Coastal erosion: The Norfolk nurse who is watching her street fall into the sea

Every morning Nicola Bayless looks out from her landing window to see if the cliff edge has crept any closer.

When her parents bought a property in Beach Road in the coastal village of Happisburgh in north Norfolk in 2000, the house was in the middle of the street.

Today, it's one just one house away from the water - and she is frightened.

"I always go out on to the landing, to look out my window to see if there's anything gone during the night," she told ITV News Anglia.

"It's frightening because when I moved here there was a field.

"There was a road beyond that and now I'm actually the one on the edge it's quite terrifying," said Ms Bayless, a nurse.

In just 20 years, 34 homes have been lost.

  • Then and now: Aerial photographs show how the cliffs have crumbled

Nicola's house on the top right of the screen in 1996 Credit: Mike Page photography

The north Norfolk coast is at the front line of the battle against coastal erosion.

Some 84% of properties at risk of coastal erosion in England are in either north Norfolk or East Riding in Yorkshire.

They will share a £36m government funding pot to help communities adapt to the challenges.

But this money will not be used for coastal defences or compensation to home owners - it is more about buying sites further inland so if car parks, schools, churches and the like come under threat - they can be rebuilt elsewhere.

Angie Fitch-Tillett from North Norfolk District Council said it was a change in approach.

"At the moment everything we do in coastal management is re-active and we have got the opportunity now to become pro-active which has to be good," she said.
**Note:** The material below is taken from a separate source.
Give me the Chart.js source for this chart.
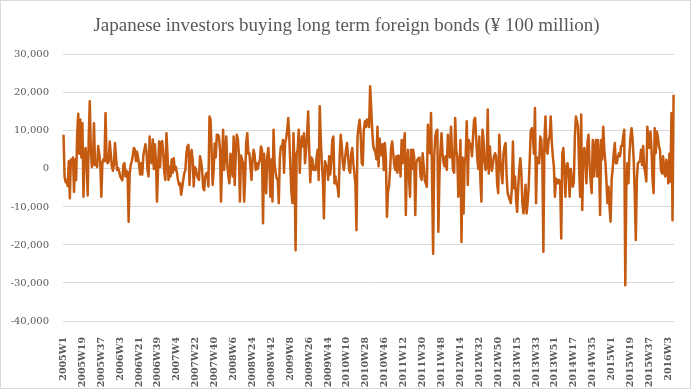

"We've got a blank canvas - we can do moveable houses, we can plan re-routing roads. We've got to really think outside the box."

Malcolm Kerby, who has been campaigning for 20 years for government help, is delighted at the funding.

"I really think it's fantastic because after 23 years of pushing this agenda at the heart of government this is the first sign that government is beginning to recognise the extent and the depths of the problem on the coast. Marvellous."